- Active: 1972.1 - 1984.1
- Country: People's Republic of China
- Branch: People's Liberation Army
- Type: Division
- Role: Construction Engineer
- Part of: Shenyang Military Region
- Garrison/HQ: Shenyang, Liaoning province

= 201st Infrastructure Construction Engineer Division =

201st Infrastructure Construction Engineer Division () was activated in January 1972 from Unit 406, 3rd Bureau of Second Ministry of Machine Building. The division was composed of 601st, 602nd, 603rd and 604th Engineer Regiments.

The division was under the command of Shenyang Military Region. Headquartered in Shenyang, the division acted as a nuclear program-related geologic survey unit in Northeastern China.

In July 1975 the division was transferred to Infrastructure Construction Engineer Office, Ministry of Second Machine Industry's control.

In August 1978, the division was renamed as 26th Detachment of Infrastructure Construction Engineer().
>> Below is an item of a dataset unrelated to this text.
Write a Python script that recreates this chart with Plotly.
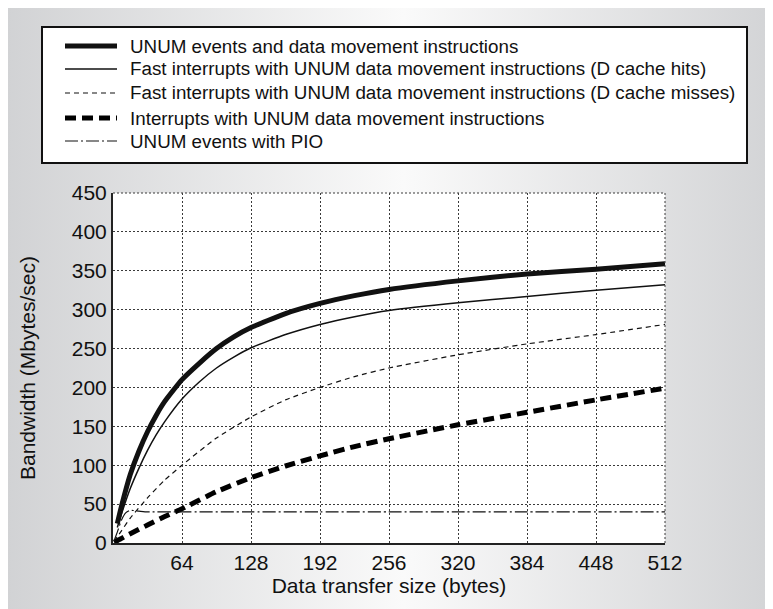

All its regiments were renamed as follow:
- 601st Regiment was renamed as 251st Group;
- 602nd Regiment was renamed as 252nd Group;
- 603rd Regiment was renamed as 253rd Group;
- 604th Regiment was renamed as 254th Group.

In October 1978 the detachment was transferred to Second Machine Industrial Command, Infrastructure Construction Engineer's control.

On January 1, 1984, the detachment was demobilized and reorganized as Northeastern Geologic Survey Bureau of the Ministry of Nuclear Industry.